Новый начальник — с ним я тоже познакомился — был на вид довольно симпатичным человеком. Не такой словоохотливый, как его предшественник, он однако больше заботился о вверенных ему людях. Раздобыл, например, хлеба, без которого мы совсем было захирели. Он впустил в свой вагон еще несколько женщин с детьми.

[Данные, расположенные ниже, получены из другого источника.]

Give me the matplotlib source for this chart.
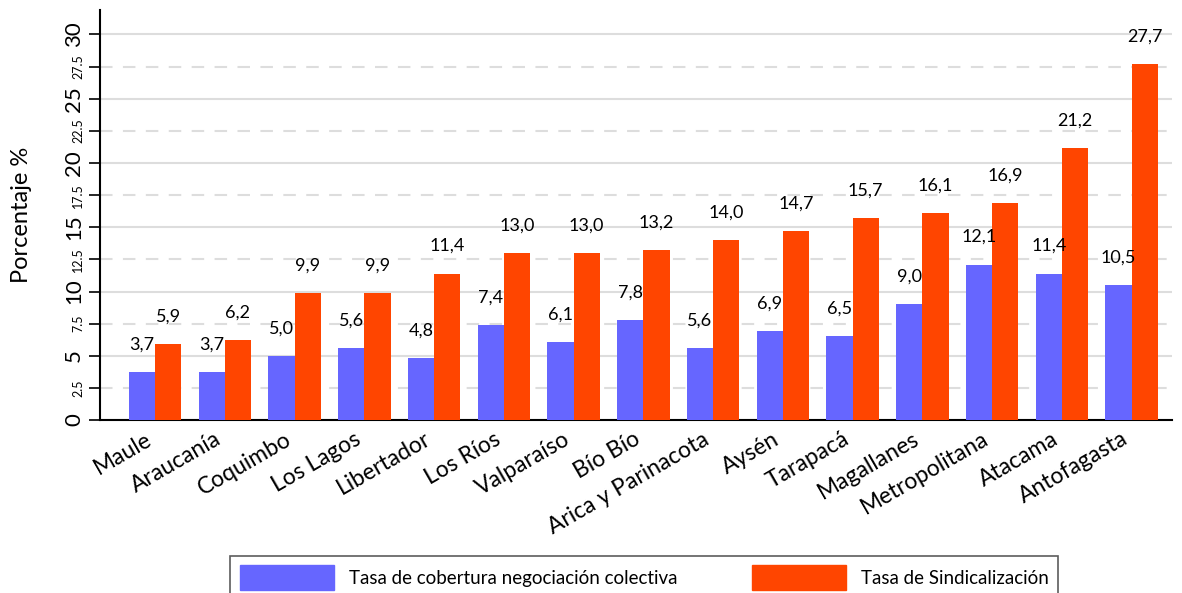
import numpy as np
import matplotlib
matplotlib.use('Agg')
from matplotlib import pyplot as plt
from matplotlib.patches import Patch

regiones = ["Maule", "Araucanía", "Coquimbo", "Los Lagos", "Libertador", "Los Ríos",
            "Valparaíso", "Bío Bío", "Arica y Parinacota", "Aysén", "Tarapacá",
            "Magallanes", "Metropolitana", "Atacama", "Antofagasta"]
cobertura = [3.7, 3.7, 5.0, 5.6, 4.8, 7.4, 6.1, 7.8, 5.6, 6.9, 6.5, 9.0, 12.1, 11.4, 10.5]
sindicalizacion = [5.9, 6.2, 9.9, 9.9, 11.4, 13.0, 13.0, 13.2, 14.0, 14.7, 15.7, 16.1, 16.9, 21.2, 27.7]

plt.rcParams['font.family'] = ['Lato', 'DejaVu Sans']

azul = "#6666FF"
rojo = "#FF4500"

fig = plt.figure(figsize=(11.82, 5.93), dpi=100)
ax = fig.add_axes([0.0846, 0.2917, 0.907, 0.6913])

x = np.arange(len(regiones))
w = 0.375
b1 = ax.bar(x - w/2, cobertura, w, color=azul, zorder=3)
b2 = ax.bar(x + w/2, sindicalizacion, w, color=rojo, zorder=3)

fmt = lambda v: f"{v:.1f}".replace(".", ",")
for bars, vals in [(b1, cobertura), (b2, sindicalizacion)]:
    for r, v in zip(bars, vals):
        ax.annotate(fmt(v), (r.get_x() + r.get_width()/2, v), xytext=(0, 14),
                    textcoords="offset points", ha="center", va="bottom", fontsize=13)

ax.set_ylim(0, 31.9)
ax.set_xlim(-0.79, 14.58)

ax.set_yticks(np.arange(0, 31, 5))
ax.set_yticks(np.arange(2.5, 30, 5), minor=True)
ax.set_yticklabels([str(int(t)) for t in np.arange(0, 31, 5)], rotation=90, va="center", fontsize=16)
ax.set_yticklabels([str(t) for t in np.arange(2.5, 30, 5)], minor=True, rotation=90,
                   va="center", fontsize=9)
ax.tick_params(axis="y", which="major", length=8, width=1.2)
ax.tick_params(axis="y", which="minor", length=8, width=1.2)
ax.grid(True, axis="y", which="major", color="#dddddd", lw=1.5, zorder=0)
ax.grid(True, axis="y", which="minor", color="#dddddd", lw=1.5, ls=(0, (6, 5)), zorder=0)

ax.set_xticks(x)
ax.set_xticklabels(regiones, rotation=30, ha="right", va="top", fontsize=16.5)
ax.tick_params(axis="x", length=0, pad=6)

ax.set_ylabel("Porcentaje %", fontsize=17, labelpad=23)
for s in ["top", "right"]:
    ax.spines[s].set_visible(False)
ax.spines["left"].set_linewidth(1.5)
ax.spines["bottom"].set_linewidth(1.5)

handles = [Patch(color=azul), Patch(color=rojo)]
leg = fig.legend(handles, ["Tasa de cobertura negociación colectiva", "Tasa de Sindicalización"],
                 loc="upper center", bbox_to_anchor=(0.545, 0.078), ncol=2, fontsize=13.5,
                 frameon=True, fancybox=False, handlelength=5.0, handleheight=1.6,
                 columnspacing=4.0, borderpad=0.5)
leg.get_frame().set_edgecolor("#333333")
leg.get_frame().set_linewidth(1.2)

plt.savefig("out.png", dpi=100)
plt.close()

Медленно полз наш злосчастный эшелон. Не Бог весть какое расстояние от Берлина до Кенигсберга потребовало четыре дня езды. Всюду, где мы проезжали, виднелось страшное разрушение. Удивительно то, что нигде мы не видели советских войск — вплоть до самого Одера. Через Одер мы переезжали по деревянному мосту. По ту сторону моста стояли польские солдаты. Я тогда не знал еще, что Одер стал границей между Польшей и Германией. Переехав реку, мы попали в какой-то городок. Вид его свидетельствовал о том, что в последних боях немцы сопротивлялись наступлению советских войск до последнего. С довольно высокой железнодорожной насыпи весь городок был виден как на ладони. Из окон и проделанных в стенах бойниц торчали дула пушек. Неизвестно, как немцы ухитрились втащить пушки в дома. Это походило не то на чудо, не то на кошмар. Гражданского населения совершенно не было видно. Все вокруг выглядело пусто и жутко. Кое-где виднелись могилы без крестов, обнесенные низенькой изгородью. Там, где обычно стоит надгробный крест, лежала стальная каска. В этих могилах были погребены советские солдаты.

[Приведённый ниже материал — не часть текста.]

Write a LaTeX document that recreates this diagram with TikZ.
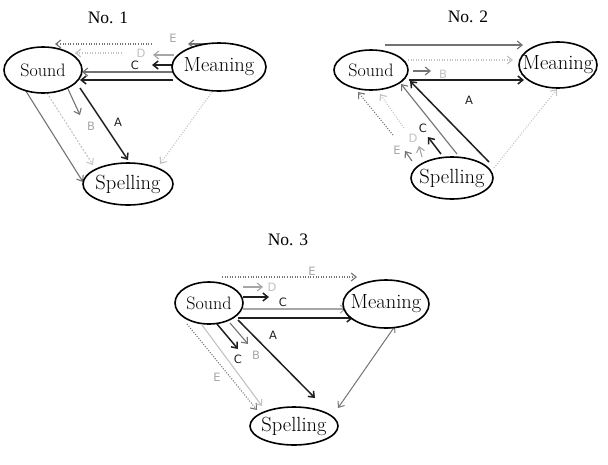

Поляки вознамерились произвести в нашем поезде проверку, начальник эшелона этого делать не позволил. Тогда поляки отказались пропустить поезд дальше. Инцидент улаживало высшее начальство. Между советскими и поляками существовала довольно острая вражда. Польские часовые не подпускали советских солдат даже до середины моста. Мне приходилось много слышать о столкновениях советских военных с поляками.
«Давай, выгружайся!»
К Кенигсбергу мы подъехали на следующий день после того, как очутились на восточном берегу Одера. Наступал вечер, когда наш поезд остановился в открытом поле. Прямо посреди поля стоял барак, а вокруг него — множество людей, расположившихся под открытым небом. Всюду виднелись огни костров. Картина была на редкость странная и тяжелая. Мы рассматривали это подобие колоссального цыганского табора и высказывали друг другу недоумение, когда вдруг возле нашего поезда появилось несколько военных, которые начали кричать, чтобы все выгружались.
Зачем выгружаться? Что хотят с нами делать?

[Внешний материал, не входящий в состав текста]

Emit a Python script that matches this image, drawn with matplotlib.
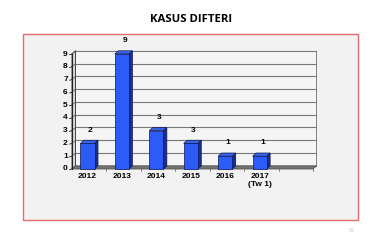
import matplotlib
matplotlib.use("Agg")
import matplotlib.pyplot as plt
from matplotlib.patches import Rectangle, Polygon

# data
years = ["2012", "2013", "2014", "2015", "2016", "2017\n(Tw 1)"]
cases = [2, 9, 3, 2, 1, 1]
value_labels = ["2", "9", "3", "3", "1", "1"]
y_ticks = list(range(0, 10))

n_slots = 7          # one empty slot at the right, as in the original
dx, dy = 0.1, 0.25   # 3d depth in data units
w = 0.41

fig = plt.figure(figsize=(3.8, 2.41), dpi=100)
fig.patch.set_facecolor("white")

# red frame with grey fill
fig.patches.append(Rectangle((22.5 / 380, 1 - 219.5 / 241), 335 / 380, 186 / 241,
                             transform=fig.transFigure, facecolor="#f2f2f2",
                             edgecolor="#e56b70", lw=1.0, zorder=-5))
fig.text(0.503, 1 - 19 / 241, "KASUS DIFTERI", ha="center", va="center",
         fontsize=8.2, fontweight="bold", family="Open Sans")
fig.text(352 / 380, 1 - 230 / 241, "82", ha="center", va="center",
         fontsize=3.5, color="#c8c8c8")

ax = fig.add_axes([72 / 380, (241 - 169) / 241, (313 - 72) / 380, (169 - 54) / 241])
ax.set_zorder(1)
ax.set_xlim(0, n_slots)
ax.set_ylim(0, 9)
ax.axis("off")

kw = dict(clip_on=False)
# back wall
ax.add_patch(Polygon([(dx, dy), (n_slots + dx, dy), (n_slots + dx, 9 + dy), (dx, 9 + dy)],
                     facecolor="#f5f5f5", edgecolor="#6e6e6e", lw=0.6, zorder=1, **kw))
# left wall
ax.add_patch(Polygon([(0, 0), (dx, dy), (dx, 9 + dy), (0, 9)],
                     facecolor="#d8d8d8", edgecolor="#333333", lw=0.6, zorder=2, **kw))
# floor
ax.add_patch(Polygon([(0, 0), (n_slots, 0), (n_slots + dx, dy), (dx, dy)],
                     facecolor="#737373", edgecolor="#555555", lw=0.6, zorder=2, **kw))

for v in y_ticks:
    ax.plot([dx, n_slots + dx], [v + dy, v + dy], color="#777777", lw=0.8, zorder=1.5, **kw)
    ax.plot([0, dx], [v, v + dy], color="#555555", lw=0.5, zorder=2.5, **kw)
    ax.plot([-0.07, 0], [v - 0.05, v], color="#222222", lw=0.6, zorder=2.5, **kw)
    ax.text(-0.12, v, str(v), ha="right", va="center", fontsize=6,
            fontweight="bold", family="Liberation Sans")
ax.plot([0, 0], [0, 9], color="#222222", lw=0.8, zorder=3, **kw)

for k in range(1, n_slots + 1):
    ax.plot([k, k], [0, -0.12], color="#555555", lw=0.5, **kw)

for i, (lab, h, vl) in enumerate(zip(years, cases, value_labels)):
    x0 = i + 0.45 - w / 2
    ax.add_patch(Polygon([(x0 + w, 0), (x0 + w + dx, dy), (x0 + w + dx, h + dy), (x0 + w, h)],
                         facecolor="#1c2e8c", edgecolor="#0d1650", lw=0.5, zorder=4, **kw))
    ax.add_patch(Polygon([(x0, h), (x0 + w, h), (x0 + w + dx, h + dy), (x0 + dx, h + dy)],
                         facecolor="#3a63e8", edgecolor="#0d1650", lw=0.5, zorder=4, **kw))
    ax.add_patch(Rectangle((x0, 0), w, h, facecolor="#2b5cf8", edgecolor="#0d1650",
                           lw=0.5, zorder=5, **kw))
    ax.text(x0 + w / 2 + 0.08, h + 1.05, vl, ha="center", va="center", fontsize=6,
            fontweight="bold", family="Liberation Sans")
    ax.text(i + 0.45, -0.35, lab, ha="center", va="top", fontsize=6, fontweight="bold",
            family="Liberation Sans", linespacing=1.1)

fig.savefig("out.png", dpi=100, facecolor="white")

Я пошел в купе начальника разузнать, в чем дело, но никого не застал. Тогда я попытался заговорить с одним из распоряжавшихся военных. Но он не стал меня слушать и только буркнул с явной злостью:
— Сказали тебе выгружаться — давай, выгружайся, нечего голову морочить!
И сейчас же отвернулся и принялся орать на кого-то из пассажиров. Тот не хотел выходить из вагона, пока ему не дадут, как он выражался, крышу над головой.
— Крышу тебе! — с искренним возмущением завопил военный. — Я тебе сейчас покажу крышу!
Пересыпая каждые два слова отвратительной бранью, военный кричал, что этот возвращенец, не желающий переходить из вагона в чистое поле, работал против советской страны, что он изменник и что он должен быть доволен уже и тем, что его не застрелили «как с-с-собаку».
Изменник? Бедняга, которого гитлеровские захватчики оторвали от дома и пригнали на тяжкие работы в Германию… Человек, перенесший, быть может, больше трудов и опасностей, чем это выпадает на долю фронтового солдата, человек, который подвергался бесчисленным унижениям и теперь, когда кончилась война, стремится на родину… Как можно называть его изменником? Ради кого же народ напрягал все свои силы, воевал и победил, как не ради обездоленных и измученных, вот таких же, как этот возвращенец, миллионов своих сынов и дочерей?
Изменник… Может быть, среди огромной массы находившихся тут людей и были изменники, но откуда взялась эта ненависть, заставляющая бросать позорную кличку первому встречному, иначе говоря, многотысячной массе людей? Нет, от фронтовика невозможно ожидать такого поступка. Эти крикуны не были фронтовиками, их дело было — шнырять по тылам, выискивая «контрреволюцию».